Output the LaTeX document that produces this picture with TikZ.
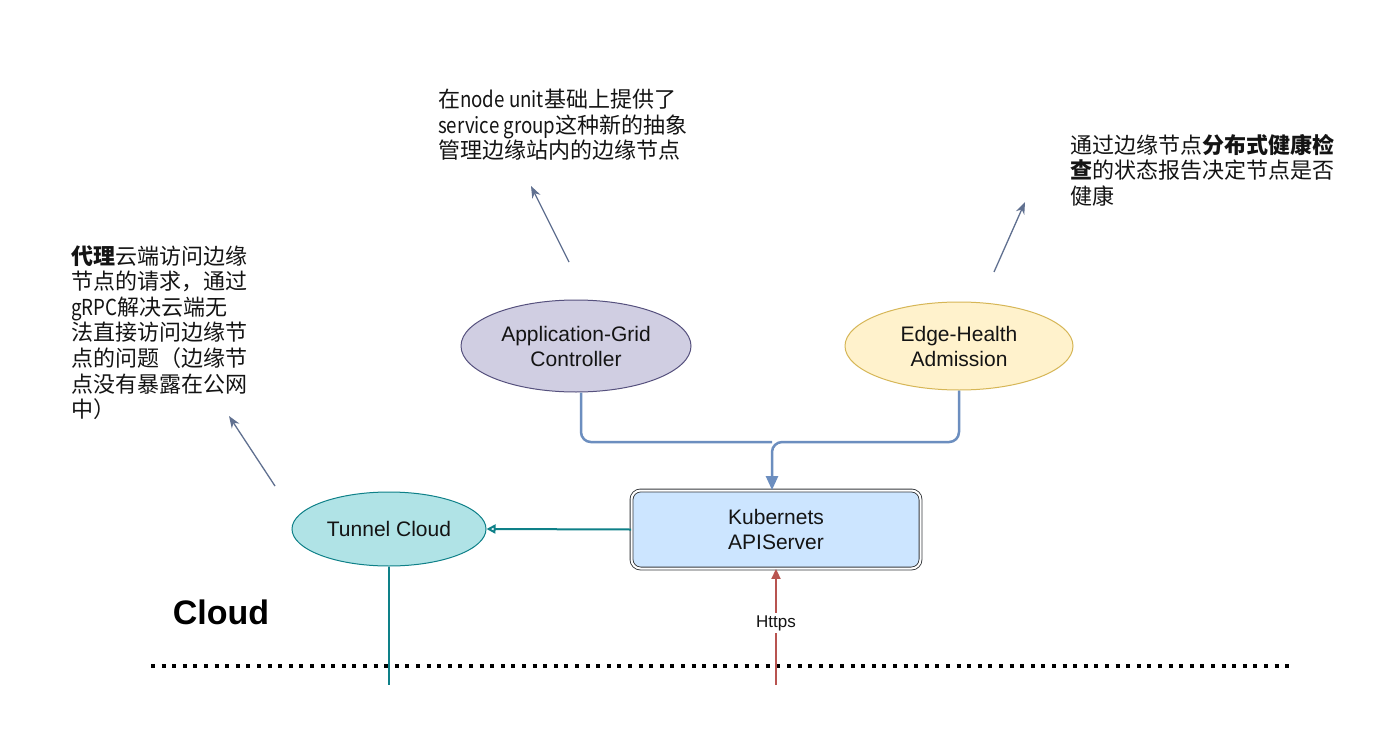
\documentclass[tikz,border=0pt]{standalone}
\usepackage{fontspec}
\setmainfont{Liberation Sans}
\newfontfamily\cjk{Noto Sans CJK SC}
\newfontfamily\cjklat[FakeStretch=0.85]{Noto Sans CJK SC}
\newcommand{\lt}[1]{{\cjklat #1}}
\usetikzlibrary{arrows.meta,shapes.geometric}
\definecolor{tcfill}{RGB}{176,227,230}
\definecolor{tcline}{RGB}{14,128,136}
\definecolor{agfill}{RGB}{208,206,226}
\definecolor{agline}{RGB}{86,81,126}
\definecolor{ehfill}{RGB}{255,242,204}
\definecolor{ehline}{RGB}{214,182,86}
\definecolor{apifill}{RGB}{204,229,255}
\definecolor{apiline}{RGB}{54,57,61}
\definecolor{blueln}{RGB}{108,142,191}
\definecolor{redln}{RGB}{184,84,80}
\definecolor{noteln}{RGB}{96,112,144}
\definecolor{txt}{RGB}{20,20,20}
\tikzset{
  ell/.style={ellipse, draw, line width=1pt, inner sep=0pt, align=center, text=txt,
    font=\fontsize{21}{25}\selectfont},
  note/.style={anchor=north west, inner sep=0pt, align=left, text=txt,
    font=\cjk\fontsize{22}{25.6}\selectfont},
  notearrow/.style={draw=noteln, line width=1.3pt, -{Stealth[length=12pt,width=9pt]}},
  bluearrow/.style={draw=blueln, line width=2.5pt, rounded corners=10pt},
}
\begin{document}
\begin{tikzpicture}[x=1pt,y=-1pt]
\useasboundingbox[fill=white] (0,0) rectangle (1400,744);
% nodes
\node[ell, fill=agfill, draw=agline, minimum width=230pt, minimum height=92pt] (ag) at (576,346) {Application-Grid\\Controller};
\node[ell, fill=ehfill, draw=ehline, minimum width=228pt, minimum height=88pt] (eh) at (959,346) {Edge-Health\\Admission};
\node[ell, fill=tcfill, draw=tcline, minimum width=194pt, minimum height=74pt] (tc) at (389,529) {Tunnel Cloud};
\node[draw=apiline, fill=apifill, double, double distance=2pt, line width=0.9pt, rounded corners=9pt,
  minimum width=289pt, minimum height=78pt, align=center, text=txt,
  font=\fontsize{21}{25}\selectfont] (api) at (776,529.5) {Kubernets\\APIServer};
\node[font=\bfseries\fontsize{34}{40}\selectfont, text=black] (cloud) at (221,612) {Cloud};
% notes
\node[note] (n1) at (71,245) {\textbf{代理}云端访问边缘\\节点的请求，通过\\\lt{gRPC}解决云端无\\法直接访问边缘节\\点的问题（边缘节\\点没有暴露在公网\\中）};
\node[note] (n2) at (438,89) {在\lt{node unit}基础上提供了\\\lt{service group}这种新的抽象\\管理边缘站内的边缘节点};
\node[note] (n3) at (1070,134) {通过边缘节点\textbf{分布式健康检}\\\textbf{查}的状态报告决定节点是否\\健康};
% dotted separator
\coordinate (dl) at (151,666);
\coordinate (dr) at (1292,666);
\draw[line width=4pt, dash pattern=on 4pt off 6.6pt] (dl) -- (dr);
% blue merge connectors
\draw[bluearrow] ([xshift=5pt]ag.south) |- ([xshift=-4pt,yshift=48pt]api.north);
\draw[bluearrow, -{Triangle[length=14pt,width=12pt]}] (eh.south) |- ([xshift=-4pt,yshift=48pt]api.north) -- ([xshift=-4pt]api.north);
% api -> tunnel cloud
\draw[draw=tcline, line width=2pt, -{Triangle[open,length=9pt,width=9pt]}] (api.west) -- (tc.east);
\coordinate (tb) at (389,685);
\draw[draw=tcline, line width=2pt] (tc.south) -- (tb);
% https
\coordinate (rb) at (776,685);
\draw[draw=redln, line width=2pt, -{Triangle[length=10pt,width=9pt]}] (rb) -- node[pos=0.535, fill=white, inner sep=2pt, text=txt, font=\fontsize{17}{20}\selectfont] (https) {Https} (api.south);
% note arrows
\coordinate (a1s) at (275,486); \coordinate (a1e) at (229,416);
\coordinate (a2s) at (569,262); \coordinate (a2e) at (531,186);
\coordinate (a3s) at (994,272); \coordinate (a3e) at (1025,202);
\draw[notearrow] (a1s) -- (a1e);
\draw[notearrow] (a2s) -- (a2e);
\draw[notearrow] (a3s) -- (a3e);
\end{tikzpicture}
\end{document}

────────────────────────────────────────

● **Task description**
Transcribe the preceding listing in its entirety and with exact wording, leaving out pictures.

● **Correct answer**
Output the LaTeX document that produces this picture with TikZ.
\documentclass[tikz,border=0pt]{standalone}
\usepackage{fontspec}
\setmainfont{Liberation Sans}
\newfontfamily\cjk{Noto Sans CJK SC}
\newfontfamily\cjklat[FakeStretch=0.85]{Noto Sans CJK SC}
\newcommand{\lt}[1]{{\cjklat #1}}
\usetikzlibrary{arrows.meta,shapes.geometric}
\definecolor{tcfill}{RGB}{176,227,230}
\definecolor{tcline}{RGB}{14,128,136}
\definecolor{agfill}{RGB}{208,206,226}
\definecolor{agline}{RGB}{86,81,126}
\definecolor{ehfill}{RGB}{255,242,204}
\definecolor{ehline}{RGB}{214,182,86}
\definecolor{apifill}{RGB}{204,229,255}
\definecolor{apiline}{RGB}{54,57,61}
\definecolor{blueln}{RGB}{108,142,191}
\definecolor{redln}{RGB}{184,84,80}
\definecolor{noteln}{RGB}{96,112,144}
\definecolor{txt}{RGB}{20,20,20}
\tikzset{
  ell/.style={ellipse, draw, line width=1pt, inner sep=0pt, align=center, text=txt,
    font=\fontsize{21}{25}\selectfont},
  note/.style={anchor=north west, inner sep=0pt, align=left, text=txt,
    font=\cjk\fontsize{22}{25.6}\selectfont},
  notearrow/.style={draw=noteln, line width=1.3pt, -{Stealth[length=12pt,width=9pt]}},
  bluearrow/.style={draw=blueln, line width=2.5pt, rounded corners=10pt},
}
\begin{document}
\begin{tikzpicture}[x=1pt,y=-1pt]
\useasboundingbox[fill=white] (0,0) rectangle (1400,744);
% nodes
\node[ell, fill=agfill, draw=agline, minimum width=230pt, minimum height=92pt] (ag) at (576,346) {Application-Grid\\Controller};
\node[ell, fill=ehfill, draw=ehline, minimum width=228pt, minimum height=88pt] (eh) at (959,346) {Edge-Health\\Admission};
\node[ell, fill=tcfill, draw=tcline, minimum width=194pt, minimum height=74pt] (tc) at (389,529) {Tunnel Cloud};
\node[draw=apiline, fill=apifill, double, double distance=2pt, line width=0.9pt, rounded corners=9pt,
  minimum width=289pt, minimum height=78pt, align=center, text=txt,
  font=\fontsize{21}{25}\selectfont] (api) at (776,529.5) {Kubernets\\APIServer};
\node[font=\bfseries\fontsize{34}{40}\selectfont, text=black] (cloud) at (221,612) {Cloud};
% notes
\node[note] (n1) at (71,245) {\textbf{代理}云端访问边缘\\节点的请求，通过\\\lt{gRPC}解决云端无\\法直接访问边缘节\\点的问题（边缘节\\点没有暴露在公网\\中）};
\node[note] (n2) at (438,89) {在\lt{node unit}基础上提供了\\\lt{service group}这种新的抽象\\管理边缘站内的边缘节点};
\node[note] (n3) at (1070,134) {通过边缘节点\textbf{分布式健康检}\\\textbf{查}的状态报告决定节点是否\\健康};
% dotted separator
\coordinate (dl) at (151,666);
\coordinate (dr) at (1292,666);
\draw[line width=4pt, dash pattern=on 4pt off 6.6pt] (dl) -- (dr);
% blue merge connectors
\draw[bluearrow] ([xshift=5pt]ag.south) |- ([xshift=-4pt,yshift=48pt]api.north);
\draw[bluearrow, -{Triangle[length=14pt,width=12pt]}] (eh.south) |- ([xshift=-4pt,yshift=48pt]api.north) -- ([xshift=-4pt]api.north);
% api -> tunnel cloud
\draw[draw=tcline, line width=2pt, -{Triangle[open,length=9pt,width=9pt]}] (api.west) -- (tc.east);
\coordinate (tb) at (389,685);
\draw[draw=tcline, line width=2pt] (tc.south) -- (tb);
% https
\coordinate (rb) at (776,685);
\draw[draw=redln, line width=2pt, -{Triangle[length=10pt,width=9pt]}] (rb) -- node[pos=0.535, fill=white, inner sep=2pt, text=txt, font=\fontsize{17}{20}\selectfont] (https) {Https} (api.south);
% note arrows
\coordinate (a1s) at (275,486); \coordinate (a1e) at (229,416);
\coordinate (a2s) at (569,262); \coordinate (a2e) at (531,186);
\coordinate (a3s) at (994,272); \coordinate (a3e) at (1025,202);
\draw[notearrow] (a1s) -- (a1e);
\draw[notearrow] (a2s) -- (a2e);
\draw[notearrow] (a3s) -- (a3e);
\end{tikzpicture}
\end{document}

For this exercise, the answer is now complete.